Sedlak concurred. “I do a TV story a day, a newspaper story a day, we feed digital, we feed radio, we do all our own shooting.”
“Video is huge,” Marcano said. “Video is the fastest growing content component on any platform.” He and Spirek recalled a student video about a single mother working for minimum wage who would go without food to feed her children. Tennye Griffin followed her on an RTA bus to tell her story. “It blew us away,” Marcano offered.
“I love this job,” said Marcano, who is also a Fulbright Fellow. In fact, he loved teaching so much he retired early to teach full time. Now he is designing a digital lab, with support from Kristen Sobolik, Ph.D., dean of the College of Liberal Arts.
“Simply reporting the news now is not good enough,” Marcano added. “Getting it out on the platform when and where people want it is the key to success.” Students in the Advanced News Writing class have even created their own digital media platform at dailyflipz.com.
“It’s less about breaking news and more about real-time news,” Bruce said.
Ken Paxson, a graduate of the mass communication program, has moved from being a student in the program to teaching news writing as an adjunct professor.
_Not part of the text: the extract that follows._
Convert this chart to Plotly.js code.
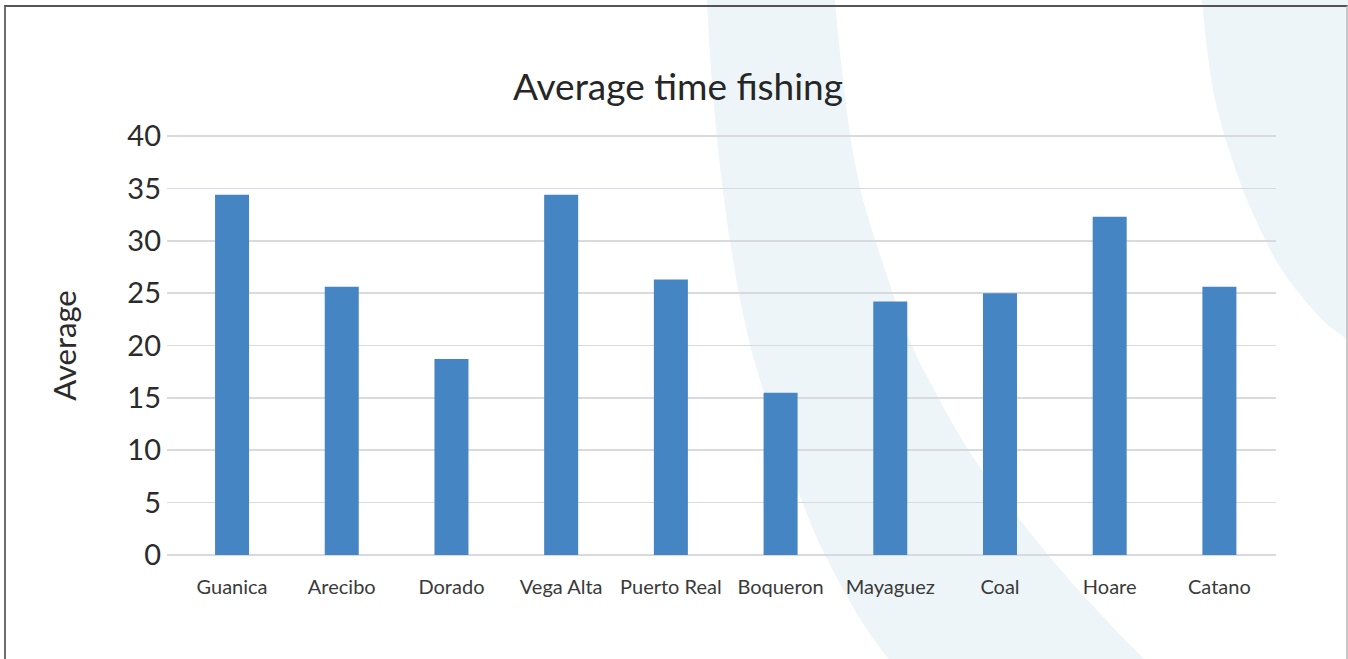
<!DOCTYPE html>
<html>
<head>
<meta charset="utf-8">
<script src="https://cdn.plot.ly/plotly-3.0.1.min.js"></script>
<style>
  html, body { margin: 0; padding: 0; background: #ffffff; }
  #wrap { position: relative; width: 1348px; height: 659px; overflow: hidden; background: #ffffff; }
  #bg { position: absolute; left: 0; top: 0; width: 1348px; height: 659px; }
  #chart { position: absolute; left: 0; top: 0; width: 1348px; height: 659px; }
  #frame { position: absolute; left: 4px; top: 5px; width: 1340px; height: 700px;
           border-top: 2px solid #555555; border-left: 2px solid #6e6e6e; border-right: 2px solid #c8c8c8;
           pointer-events: none; }
</style>
</head>
<body>
<div id="wrap">
  <svg id="bg" width="1348" height="659" xmlns="http://www.w3.org/2000/svg">
    <path d="M707,0 C712,120 730,280 757,370 C775,430 800,500 820,545 C835,575 860,625 889,659 L1144,659 C1100,615 1060,570 1044,550 C1020,520 1000,495 982,470 C960,440 945,410 929,380 C915,355 905,330 895,300 C880,255 870,225 863,200 C857,175 851,145 848,120 C843,80 838,40 835,0 Z" fill="#edf5f8"/>
    <path d="M1202,0 C1205,35 1209,70 1215,100 C1225,140 1235,170 1247,200 C1258,225 1268,248 1280,267 C1297,293 1315,313 1330,327 L1348,340 L1348,0 Z" fill="#edf5f8"/>
  </svg>
  <div id="chart"></div>
  <div id="frame"></div>
</div>
<script>
const categories = ["Guanica", "Arecibo", "Dorado", "Vega Alta", "Puerto Real", "Boqueron", "Mayaguez", "Coal", "Hoare", "Catano"];
const averages = [34.4, 25.6, 18.7, 34.4, 26.3, 15.5, 24.2, 25.0, 32.3, 25.6];
const yTicks = [0, 5, 10, 15, 20, 25, 30, 35, 40];

const FONT = "Lato, 'Open Sans', sans-serif";

const trace = {
  type: "bar",
  x: categories,
  y: averages,
  width: 0.31,
  marker: { color: "#4685c4" },
  hoverinfo: "x+y"
};

const layout = {
  width: 1348,
  height: 659,
  margin: { l: 167, r: 72, t: 135, b: 103, pad: 0 },
  paper_bgcolor: "rgba(0,0,0,0)",
  plot_bgcolor: "rgba(0,0,0,0)",
  showlegend: false,
  title: {
    text: "Average time fishing",
    font: { family: FONT, size: 37, color: "#262626" },
    x: 678 / 1348,
    xref: "container",
    xanchor: "center",
    y: 1 - 87 / 659,
    yref: "container",
    yanchor: "middle"
  },
  xaxis: {
    type: "category",
    range: [-0.593, 9.516],
    showgrid: false,
    zeroline: false,
    showline: false,
    ticks: "",
    ticklabelstandoff: 17,
    tickfont: { family: FONT, size: 20, color: "#3a3a3a" },
    fixedrange: true
  },
  yaxis: {
    range: [-0.1, 40.1],
    tickvals: yTicks,
    ticktext: yTicks.map(String),
    showgrid: true,
    gridcolor: "#d9dadf",
    gridwidth: 1.5,
    zeroline: false,
    showline: false,
    ticks: "",
    ticklabelstandoff: 5,
    tickfont: { family: FONT, size: 29, color: "#2b2b2b" },
    title: {
      text: "Average",
      font: { family: FONT, size: 31, color: "#2b2b2b" },
      standoff: 41
    },
    automargin: false,
    fixedrange: true
  }
};

Plotly.newPlot("chart", [trace], layout, { displayModeBar: false, staticPlot: true });
</script>
</body>
</html>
Paxson, representing CMG, and Marcano, representing Wright State, lead the Cox Media Project today.
As coordinator of organizational development for CMG, Paxson heads up the internship program and has worked with journalism students since 2008. He recently announced an exclusive internship collaboration between CMG and Wright State in which 10 students will get various media internships each summer.
Others who have helped the program thrive include Jeffrey John, Ph.D., associate media professor; adjunct media professors Gita Bala Balakrishnan and Susan Deluca, retired vice president of human resources for The New York Times; and Dayton Daily News journalist Arundi Cox.
“Our project would never have gotten off the ground nor have been sustainable without the enthusiastic and continuing support of Jana Collier and her colleagues at Cox,” Bruce concluded. Today Collier is the vice president of content. “Cox is pioneering innovative approaches in the gathering and distribution of news, and Wright State is fortunate to have such a farsighted partner as we develop new ways to train young journalists.”
Although 82 graduates of the communication program are employed by CMG nationally, others apply their skills to fields such as public relations, law firms, and marketing. “This is not just a journalism theater,” said Spirek. “These are people who can take vast amounts of information and write clearly on deadline.”